Copy exactly the lines from the start of the material through the line with "ax.set_ylim(len(sectors) - 1 + 0.49, -0.47)". Pictures stay out of the copy.

********

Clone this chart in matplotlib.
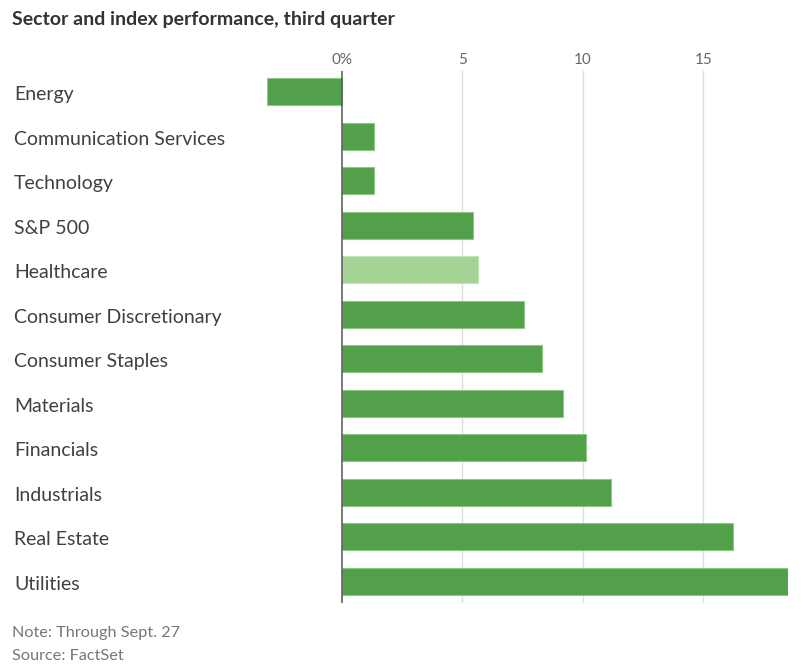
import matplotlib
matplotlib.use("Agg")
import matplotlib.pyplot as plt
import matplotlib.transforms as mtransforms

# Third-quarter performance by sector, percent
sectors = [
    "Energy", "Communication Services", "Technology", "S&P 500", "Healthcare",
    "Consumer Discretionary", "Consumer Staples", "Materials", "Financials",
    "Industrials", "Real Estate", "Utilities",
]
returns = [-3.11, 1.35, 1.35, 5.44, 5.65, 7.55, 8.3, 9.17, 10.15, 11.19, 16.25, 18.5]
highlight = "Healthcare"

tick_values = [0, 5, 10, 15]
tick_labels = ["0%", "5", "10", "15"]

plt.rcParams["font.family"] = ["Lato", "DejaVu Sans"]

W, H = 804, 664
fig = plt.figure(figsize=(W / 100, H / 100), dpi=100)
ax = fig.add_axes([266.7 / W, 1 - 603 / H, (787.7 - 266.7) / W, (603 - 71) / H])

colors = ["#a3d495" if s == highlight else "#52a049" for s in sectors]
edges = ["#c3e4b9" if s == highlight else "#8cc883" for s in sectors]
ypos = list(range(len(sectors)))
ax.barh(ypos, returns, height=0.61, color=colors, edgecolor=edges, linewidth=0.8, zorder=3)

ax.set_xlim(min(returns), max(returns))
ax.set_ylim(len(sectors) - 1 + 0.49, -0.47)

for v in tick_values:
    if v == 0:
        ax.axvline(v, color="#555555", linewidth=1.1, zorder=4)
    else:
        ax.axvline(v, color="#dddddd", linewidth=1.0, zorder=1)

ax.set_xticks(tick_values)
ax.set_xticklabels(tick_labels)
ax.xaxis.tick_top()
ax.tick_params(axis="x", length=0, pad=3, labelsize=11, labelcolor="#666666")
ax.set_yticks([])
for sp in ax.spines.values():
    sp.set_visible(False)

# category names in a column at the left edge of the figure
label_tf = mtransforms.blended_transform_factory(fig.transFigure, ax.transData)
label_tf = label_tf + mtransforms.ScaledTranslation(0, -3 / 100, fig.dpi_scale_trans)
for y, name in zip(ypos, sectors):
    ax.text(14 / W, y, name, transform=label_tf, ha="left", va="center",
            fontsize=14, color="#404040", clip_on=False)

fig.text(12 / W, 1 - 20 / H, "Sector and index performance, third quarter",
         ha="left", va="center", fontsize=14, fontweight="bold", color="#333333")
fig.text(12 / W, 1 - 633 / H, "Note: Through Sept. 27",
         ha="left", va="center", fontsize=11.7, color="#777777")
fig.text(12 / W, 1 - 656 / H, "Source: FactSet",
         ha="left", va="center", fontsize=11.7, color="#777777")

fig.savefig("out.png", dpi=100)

********

# [Solution to this task]
Clone this chart in matplotlib.
import matplotlib
matplotlib.use("Agg")
import matplotlib.pyplot as plt
import matplotlib.transforms as mtransforms

# Third-quarter performance by sector, percent
sectors = [
    "Energy", "Communication Services", "Technology", "S&P 500", "Healthcare",
    "Consumer Discretionary", "Consumer Staples", "Materials", "Financials",
    "Industrials", "Real Estate", "Utilities",
]
returns = [-3.11, 1.35, 1.35, 5.44, 5.65, 7.55, 8.3, 9.17, 10.15, 11.19, 16.25, 18.5]
highlight = "Healthcare"

tick_values = [0, 5, 10, 15]
tick_labels = ["0%", "5", "10", "15"]

plt.rcParams["font.family"] = ["Lato", "DejaVu Sans"]

W, H = 804, 664
fig = plt.figure(figsize=(W / 100, H / 100), dpi=100)
ax = fig.add_axes([266.7 / W, 1 - 603 / H, (787.7 - 266.7) / W, (603 - 71) / H])

colors = ["#a3d495" if s == highlight else "#52a049" for s in sectors]
edges = ["#c3e4b9" if s == highlight else "#8cc883" for s in sectors]
ypos = list(range(len(sectors)))
ax.barh(ypos, returns, height=0.61, color=colors, edgecolor=edges, linewidth=0.8, zorder=3)

ax.set_xlim(min(returns), max(returns))
ax.set_ylim(len(sectors) - 1 + 0.49, -0.47)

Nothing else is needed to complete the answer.